▶ _Request_
Show every line that has the string "chart" in it.

▶ _Information supplied_
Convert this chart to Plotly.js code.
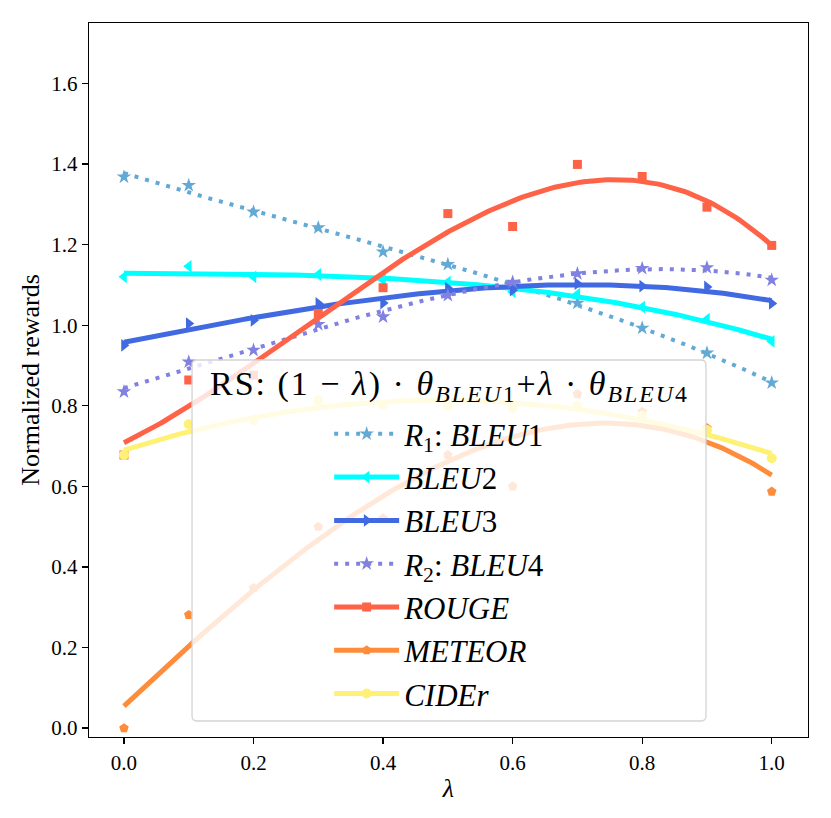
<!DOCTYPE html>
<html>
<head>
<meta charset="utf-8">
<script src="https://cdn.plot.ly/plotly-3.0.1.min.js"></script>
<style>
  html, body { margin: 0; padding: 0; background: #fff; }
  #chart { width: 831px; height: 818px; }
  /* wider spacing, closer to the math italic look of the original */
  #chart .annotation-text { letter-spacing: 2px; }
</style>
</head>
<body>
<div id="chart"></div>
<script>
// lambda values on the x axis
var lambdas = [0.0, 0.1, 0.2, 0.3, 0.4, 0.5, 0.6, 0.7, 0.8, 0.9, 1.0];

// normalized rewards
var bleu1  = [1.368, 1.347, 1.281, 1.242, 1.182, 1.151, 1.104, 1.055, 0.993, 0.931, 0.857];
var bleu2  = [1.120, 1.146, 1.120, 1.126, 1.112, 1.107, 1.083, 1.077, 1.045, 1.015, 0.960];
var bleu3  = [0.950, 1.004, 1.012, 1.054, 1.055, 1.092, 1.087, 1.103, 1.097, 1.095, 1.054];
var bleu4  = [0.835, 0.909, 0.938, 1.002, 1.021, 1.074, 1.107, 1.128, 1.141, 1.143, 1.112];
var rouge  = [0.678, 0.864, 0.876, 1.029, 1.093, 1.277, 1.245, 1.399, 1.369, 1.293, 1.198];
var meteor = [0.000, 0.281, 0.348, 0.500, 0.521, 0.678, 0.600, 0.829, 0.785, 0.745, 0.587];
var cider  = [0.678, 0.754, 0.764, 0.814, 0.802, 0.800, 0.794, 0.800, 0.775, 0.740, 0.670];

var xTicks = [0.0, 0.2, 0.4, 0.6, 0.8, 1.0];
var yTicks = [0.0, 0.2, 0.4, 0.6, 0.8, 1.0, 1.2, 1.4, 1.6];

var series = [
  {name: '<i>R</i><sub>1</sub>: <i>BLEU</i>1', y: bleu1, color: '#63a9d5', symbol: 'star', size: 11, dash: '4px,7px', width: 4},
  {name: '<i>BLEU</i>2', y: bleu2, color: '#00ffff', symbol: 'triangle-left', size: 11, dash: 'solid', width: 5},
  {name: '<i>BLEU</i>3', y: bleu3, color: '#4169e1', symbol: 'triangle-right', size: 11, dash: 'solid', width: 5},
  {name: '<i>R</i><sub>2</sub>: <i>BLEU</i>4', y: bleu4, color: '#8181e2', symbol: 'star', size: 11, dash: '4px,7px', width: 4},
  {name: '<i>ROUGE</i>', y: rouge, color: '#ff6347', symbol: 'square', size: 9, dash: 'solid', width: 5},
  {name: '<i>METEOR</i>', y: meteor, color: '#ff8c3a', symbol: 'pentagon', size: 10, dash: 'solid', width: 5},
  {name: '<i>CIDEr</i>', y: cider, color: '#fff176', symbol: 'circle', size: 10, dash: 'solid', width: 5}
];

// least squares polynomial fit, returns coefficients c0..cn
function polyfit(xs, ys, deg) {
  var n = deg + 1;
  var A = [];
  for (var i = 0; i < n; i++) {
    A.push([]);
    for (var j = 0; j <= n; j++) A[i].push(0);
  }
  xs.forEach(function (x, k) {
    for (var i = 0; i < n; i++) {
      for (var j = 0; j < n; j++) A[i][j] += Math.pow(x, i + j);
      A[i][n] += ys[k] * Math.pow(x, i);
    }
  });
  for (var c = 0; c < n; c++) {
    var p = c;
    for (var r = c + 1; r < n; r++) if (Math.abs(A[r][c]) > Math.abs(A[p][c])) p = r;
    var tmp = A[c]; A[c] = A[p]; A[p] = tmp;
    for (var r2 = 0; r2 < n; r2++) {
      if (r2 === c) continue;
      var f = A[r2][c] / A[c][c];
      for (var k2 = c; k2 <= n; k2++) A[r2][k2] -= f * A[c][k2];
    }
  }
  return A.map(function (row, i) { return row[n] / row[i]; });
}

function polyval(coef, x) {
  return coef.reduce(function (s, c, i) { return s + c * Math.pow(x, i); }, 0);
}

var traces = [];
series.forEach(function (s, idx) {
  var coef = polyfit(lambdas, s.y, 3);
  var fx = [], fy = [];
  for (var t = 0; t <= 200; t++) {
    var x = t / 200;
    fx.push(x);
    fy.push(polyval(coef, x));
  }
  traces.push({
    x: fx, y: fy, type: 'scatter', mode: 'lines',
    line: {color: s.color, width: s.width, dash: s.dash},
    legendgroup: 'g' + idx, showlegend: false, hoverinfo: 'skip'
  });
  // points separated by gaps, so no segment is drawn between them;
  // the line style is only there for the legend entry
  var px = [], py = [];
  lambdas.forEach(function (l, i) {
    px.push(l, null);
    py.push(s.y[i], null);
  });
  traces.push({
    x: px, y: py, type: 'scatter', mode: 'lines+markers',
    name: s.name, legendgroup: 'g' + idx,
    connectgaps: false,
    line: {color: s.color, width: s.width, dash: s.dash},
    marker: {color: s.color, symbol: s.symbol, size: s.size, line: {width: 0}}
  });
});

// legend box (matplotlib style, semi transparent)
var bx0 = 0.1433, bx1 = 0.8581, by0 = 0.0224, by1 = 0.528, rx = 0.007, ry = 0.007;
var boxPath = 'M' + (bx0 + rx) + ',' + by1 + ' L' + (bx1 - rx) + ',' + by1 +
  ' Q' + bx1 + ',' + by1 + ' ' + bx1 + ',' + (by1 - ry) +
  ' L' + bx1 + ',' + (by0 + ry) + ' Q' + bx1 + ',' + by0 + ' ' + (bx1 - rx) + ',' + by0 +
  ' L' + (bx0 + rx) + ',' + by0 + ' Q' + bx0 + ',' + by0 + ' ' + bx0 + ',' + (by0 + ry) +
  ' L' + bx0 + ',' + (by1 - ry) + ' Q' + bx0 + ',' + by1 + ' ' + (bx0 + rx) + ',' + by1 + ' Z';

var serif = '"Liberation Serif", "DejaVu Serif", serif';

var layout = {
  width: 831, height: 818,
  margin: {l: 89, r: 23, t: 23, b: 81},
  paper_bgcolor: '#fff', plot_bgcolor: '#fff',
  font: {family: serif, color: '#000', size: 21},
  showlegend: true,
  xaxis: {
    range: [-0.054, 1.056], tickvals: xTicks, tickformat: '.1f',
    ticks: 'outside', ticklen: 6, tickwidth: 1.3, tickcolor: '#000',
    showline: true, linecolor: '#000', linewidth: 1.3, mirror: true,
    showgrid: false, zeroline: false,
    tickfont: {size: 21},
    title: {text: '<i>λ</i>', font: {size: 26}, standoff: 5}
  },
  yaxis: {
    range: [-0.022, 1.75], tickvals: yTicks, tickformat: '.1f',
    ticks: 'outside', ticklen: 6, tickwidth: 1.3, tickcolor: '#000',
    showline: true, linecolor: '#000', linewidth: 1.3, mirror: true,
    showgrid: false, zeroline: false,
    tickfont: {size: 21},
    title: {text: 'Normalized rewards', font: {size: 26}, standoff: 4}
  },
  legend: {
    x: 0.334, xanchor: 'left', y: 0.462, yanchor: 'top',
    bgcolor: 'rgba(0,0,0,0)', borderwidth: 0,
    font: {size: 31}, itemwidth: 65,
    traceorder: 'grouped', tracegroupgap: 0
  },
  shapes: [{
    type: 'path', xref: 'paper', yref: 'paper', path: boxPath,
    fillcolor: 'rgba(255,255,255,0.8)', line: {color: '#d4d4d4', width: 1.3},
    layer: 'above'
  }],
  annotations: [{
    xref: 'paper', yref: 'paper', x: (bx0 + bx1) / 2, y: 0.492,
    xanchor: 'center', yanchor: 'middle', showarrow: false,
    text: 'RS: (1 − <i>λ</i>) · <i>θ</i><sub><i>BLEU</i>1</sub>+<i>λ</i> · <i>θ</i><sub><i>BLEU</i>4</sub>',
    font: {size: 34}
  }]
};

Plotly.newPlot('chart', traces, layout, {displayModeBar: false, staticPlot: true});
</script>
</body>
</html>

▶ _Result of the exercise_
Convert this chart to Plotly.js code.
  #chart { width: 831px; height: 818px; }
  #chart .annotation-text { letter-spacing: 2px; }
<div id="chart"></div>
Plotly.newPlot('chart', traces, layout, {displayModeBar: false, staticPlot: true});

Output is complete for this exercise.